Kamu emekçilerinin daha önce püskürttüğü kölelik yasası (kamu personeli rejimi yasası) yürürlüğe girmek üzere. Özelleştirmeler son hızla devam ediyor. İş güvencesinin yokedilmesi, kamu alanının tasfiyesi, sendikasızlaştırma, sefalet ücreti vb. saldırılar yoğunluğundan hiçbir şey yitirmiş değil. Değişik argümanlarla tüm kazanımlar yokedilmeye çalışılıyor. Toplu işten atmalar gündemde. Saldırılar bunlarla da sınırlı değil. Ama sınıf cephesinden yükselen ses son derece cılız. Düşünün ki İzmirden binlerce kamu emekçisi merkezi Ankara eylemlerine taşınırken 1 Mayısta iş bırakma çağrısı yapılmıyor, miting saati 14:00-15:00lere alınıyor ve KESKe bağlı tüm sendikaların alana taşıdığı kitle sayısı 1000-1500 kişiyi aşamıyor. Eğitim-Sen en fazla kitleyi alana taşımasına rağmen(en kalabalık katılan sendika şubesi 100-120 kişi) toplamda 1000 kişiyi bulamıyor. Şubelerin alana taşıdığı kişi sayısı ortalama 30-80 kişi arasında. İşçi sendikaları için de durum farklı değil. Bir-iki sendika dışında tablo daha da kötü.

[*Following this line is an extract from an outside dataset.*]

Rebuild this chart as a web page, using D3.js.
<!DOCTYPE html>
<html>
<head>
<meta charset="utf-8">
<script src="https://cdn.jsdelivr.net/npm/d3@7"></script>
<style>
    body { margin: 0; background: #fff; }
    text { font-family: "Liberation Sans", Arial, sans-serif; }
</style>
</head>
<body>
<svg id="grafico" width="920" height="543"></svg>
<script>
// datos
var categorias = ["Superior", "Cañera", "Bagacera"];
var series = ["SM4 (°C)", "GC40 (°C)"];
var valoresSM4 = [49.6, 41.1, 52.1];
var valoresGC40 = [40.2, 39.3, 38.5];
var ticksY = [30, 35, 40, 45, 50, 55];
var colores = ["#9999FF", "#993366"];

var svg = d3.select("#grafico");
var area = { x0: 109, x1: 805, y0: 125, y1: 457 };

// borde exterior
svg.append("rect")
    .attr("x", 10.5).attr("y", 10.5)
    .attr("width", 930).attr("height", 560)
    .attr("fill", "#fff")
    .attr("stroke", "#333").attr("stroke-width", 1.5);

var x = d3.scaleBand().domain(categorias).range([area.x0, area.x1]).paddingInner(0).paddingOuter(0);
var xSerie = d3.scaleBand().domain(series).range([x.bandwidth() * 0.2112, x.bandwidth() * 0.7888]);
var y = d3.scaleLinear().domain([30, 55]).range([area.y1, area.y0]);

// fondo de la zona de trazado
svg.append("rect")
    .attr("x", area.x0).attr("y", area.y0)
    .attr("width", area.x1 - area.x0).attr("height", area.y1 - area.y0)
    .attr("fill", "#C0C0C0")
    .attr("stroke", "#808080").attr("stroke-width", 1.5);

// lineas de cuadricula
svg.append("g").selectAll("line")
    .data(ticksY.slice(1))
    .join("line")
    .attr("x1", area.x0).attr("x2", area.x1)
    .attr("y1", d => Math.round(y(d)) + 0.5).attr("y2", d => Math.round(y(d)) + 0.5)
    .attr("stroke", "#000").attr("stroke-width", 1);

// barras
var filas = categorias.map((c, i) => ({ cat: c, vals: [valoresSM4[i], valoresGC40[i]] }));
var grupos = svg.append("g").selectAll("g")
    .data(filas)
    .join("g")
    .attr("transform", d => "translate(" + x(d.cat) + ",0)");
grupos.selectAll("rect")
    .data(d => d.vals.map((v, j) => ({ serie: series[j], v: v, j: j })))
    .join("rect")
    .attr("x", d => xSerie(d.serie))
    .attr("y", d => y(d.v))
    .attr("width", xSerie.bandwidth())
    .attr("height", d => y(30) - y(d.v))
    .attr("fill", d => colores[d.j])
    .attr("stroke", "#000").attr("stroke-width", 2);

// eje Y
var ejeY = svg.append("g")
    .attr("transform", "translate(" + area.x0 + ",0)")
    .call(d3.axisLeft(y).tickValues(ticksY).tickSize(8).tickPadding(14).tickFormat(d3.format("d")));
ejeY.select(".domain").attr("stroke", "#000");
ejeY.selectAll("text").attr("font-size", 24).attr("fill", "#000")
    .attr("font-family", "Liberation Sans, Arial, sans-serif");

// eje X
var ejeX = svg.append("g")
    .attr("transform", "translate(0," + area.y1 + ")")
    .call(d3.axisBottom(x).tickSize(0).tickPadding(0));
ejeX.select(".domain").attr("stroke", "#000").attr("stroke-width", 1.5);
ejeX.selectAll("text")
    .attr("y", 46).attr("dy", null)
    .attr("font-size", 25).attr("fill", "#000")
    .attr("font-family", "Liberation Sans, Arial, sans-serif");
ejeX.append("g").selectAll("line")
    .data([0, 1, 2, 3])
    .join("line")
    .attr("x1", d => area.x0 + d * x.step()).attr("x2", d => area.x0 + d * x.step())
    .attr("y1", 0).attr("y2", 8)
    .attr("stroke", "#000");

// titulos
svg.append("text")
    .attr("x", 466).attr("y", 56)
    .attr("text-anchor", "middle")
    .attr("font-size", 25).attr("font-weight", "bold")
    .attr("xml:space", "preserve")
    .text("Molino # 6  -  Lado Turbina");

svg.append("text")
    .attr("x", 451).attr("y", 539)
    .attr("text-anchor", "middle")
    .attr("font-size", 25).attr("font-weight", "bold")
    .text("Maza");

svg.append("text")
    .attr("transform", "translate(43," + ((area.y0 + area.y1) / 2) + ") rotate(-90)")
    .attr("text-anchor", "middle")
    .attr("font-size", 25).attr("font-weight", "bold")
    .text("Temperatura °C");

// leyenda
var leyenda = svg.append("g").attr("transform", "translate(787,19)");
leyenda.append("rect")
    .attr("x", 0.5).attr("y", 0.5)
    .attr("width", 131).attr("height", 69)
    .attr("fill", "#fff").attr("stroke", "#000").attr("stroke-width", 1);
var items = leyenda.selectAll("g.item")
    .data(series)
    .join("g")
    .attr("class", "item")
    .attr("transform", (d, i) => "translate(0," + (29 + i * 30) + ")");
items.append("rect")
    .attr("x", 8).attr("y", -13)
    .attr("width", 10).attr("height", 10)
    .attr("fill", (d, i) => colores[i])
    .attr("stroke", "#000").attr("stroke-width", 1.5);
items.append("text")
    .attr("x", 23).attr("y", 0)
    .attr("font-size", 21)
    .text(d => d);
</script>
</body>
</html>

Aslında bu durum şaşırtıcı da değil. 1 Mayıs, emperyalist savaş, personel rejimi yasası ve diğer saldırılar karşısında KESKin aldığı tutum ve pratik bugünkü tablosunun özetini veriyor. Diğer bir deyişle, devrimci mücadele programından ve perspektifinden uzak, reformist, uzlaşmacı anlayışların kamu emekçileri hareketinde yarattığı tahribatın sonuçlarını yaşıyoruz.

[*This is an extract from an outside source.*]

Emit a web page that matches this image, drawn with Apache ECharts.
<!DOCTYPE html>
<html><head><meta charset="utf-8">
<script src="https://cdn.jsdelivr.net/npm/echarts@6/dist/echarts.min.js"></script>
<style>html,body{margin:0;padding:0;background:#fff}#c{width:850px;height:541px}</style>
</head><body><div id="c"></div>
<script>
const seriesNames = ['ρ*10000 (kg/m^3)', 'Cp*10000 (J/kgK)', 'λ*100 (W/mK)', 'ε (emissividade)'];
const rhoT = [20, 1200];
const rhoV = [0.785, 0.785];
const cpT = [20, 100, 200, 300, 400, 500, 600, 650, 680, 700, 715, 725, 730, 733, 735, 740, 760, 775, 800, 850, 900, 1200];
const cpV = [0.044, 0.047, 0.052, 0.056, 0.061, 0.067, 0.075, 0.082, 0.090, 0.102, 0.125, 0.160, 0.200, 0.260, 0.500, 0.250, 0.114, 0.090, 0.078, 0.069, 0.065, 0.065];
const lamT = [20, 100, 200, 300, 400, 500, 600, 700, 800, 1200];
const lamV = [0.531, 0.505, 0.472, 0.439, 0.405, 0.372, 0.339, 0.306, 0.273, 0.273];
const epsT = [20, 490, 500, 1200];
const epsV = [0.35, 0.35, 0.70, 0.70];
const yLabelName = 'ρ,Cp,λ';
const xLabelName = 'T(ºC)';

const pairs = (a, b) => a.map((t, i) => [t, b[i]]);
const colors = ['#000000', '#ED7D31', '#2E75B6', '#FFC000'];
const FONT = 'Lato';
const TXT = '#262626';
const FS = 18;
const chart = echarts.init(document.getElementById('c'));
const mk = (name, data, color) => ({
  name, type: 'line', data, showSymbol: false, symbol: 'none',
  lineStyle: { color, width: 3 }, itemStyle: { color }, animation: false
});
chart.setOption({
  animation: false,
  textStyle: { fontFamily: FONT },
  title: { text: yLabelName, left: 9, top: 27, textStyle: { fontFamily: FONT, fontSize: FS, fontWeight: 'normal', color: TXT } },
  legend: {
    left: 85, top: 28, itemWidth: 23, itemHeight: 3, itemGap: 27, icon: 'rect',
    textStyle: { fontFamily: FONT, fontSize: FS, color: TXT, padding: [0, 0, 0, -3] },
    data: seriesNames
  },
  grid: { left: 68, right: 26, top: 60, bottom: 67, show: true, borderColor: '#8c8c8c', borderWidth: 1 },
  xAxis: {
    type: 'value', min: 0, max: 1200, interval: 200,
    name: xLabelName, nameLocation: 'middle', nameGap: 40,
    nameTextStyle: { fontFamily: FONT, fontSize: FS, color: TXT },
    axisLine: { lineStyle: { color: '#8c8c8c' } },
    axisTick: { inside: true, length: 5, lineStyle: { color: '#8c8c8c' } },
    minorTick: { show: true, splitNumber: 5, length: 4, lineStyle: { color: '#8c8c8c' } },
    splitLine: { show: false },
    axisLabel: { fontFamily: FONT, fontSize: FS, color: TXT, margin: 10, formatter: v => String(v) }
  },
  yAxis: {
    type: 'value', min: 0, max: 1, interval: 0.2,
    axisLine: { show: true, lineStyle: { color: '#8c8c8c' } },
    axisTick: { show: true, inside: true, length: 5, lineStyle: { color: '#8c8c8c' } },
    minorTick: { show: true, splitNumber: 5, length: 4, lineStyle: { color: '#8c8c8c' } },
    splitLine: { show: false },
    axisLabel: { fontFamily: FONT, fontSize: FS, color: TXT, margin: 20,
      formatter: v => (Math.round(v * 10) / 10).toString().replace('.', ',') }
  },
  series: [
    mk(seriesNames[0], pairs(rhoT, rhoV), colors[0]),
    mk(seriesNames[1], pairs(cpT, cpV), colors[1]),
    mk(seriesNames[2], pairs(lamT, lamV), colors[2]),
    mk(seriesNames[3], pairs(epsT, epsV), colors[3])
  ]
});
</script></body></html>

Sonuç olarak kamu emekçileri cephesinden 1 Mayıs, tarihsel anlam ve önemine uygun olarak kutlanmamıştır. Sınıf cephesi bundan 117 yıl önce yükseltilen mücadele bayrağına yeterince sahip çıkamamıştır. 117 yıl önce verilen dişediş mücadele ile kazanılan haklar bugün kölelik yasalarının uygulamaya geçirilmesi ile gaspedilmeye çalışılmaktadır. Ama hiçbir şey için geç değil. Devrimci bir irade ve ısrar ile yükseltilecek mücadele rüzgarı lehimize çevirebilir. Saldırıları püskürtmek ve işçiden emekten yana bir dünya kurmak mümkün. Burada görev ve sorumluluk elbette ki bu düzenden kırıntı bekleyenlerin değil, devrimci sosyalist işçi ve emekçilerindir. Bu perspektifle emperyalist savaş ve saldırganlığa, kapitalist sömürüye karşı taban örgütlenmelerini yaratarak sınıf kavgasını yükseltmek veonurlu bir gelecek yaratmak ellerimizdedir. Herşey bu konuda gösterilecek ısrar, devrimci kararlılık ve cürete bağlıdır. Sınıf devrimcileri, sosyalist kamu emekçileri bu sorumlulukla mücadeleye dört elle sarılmalıdır.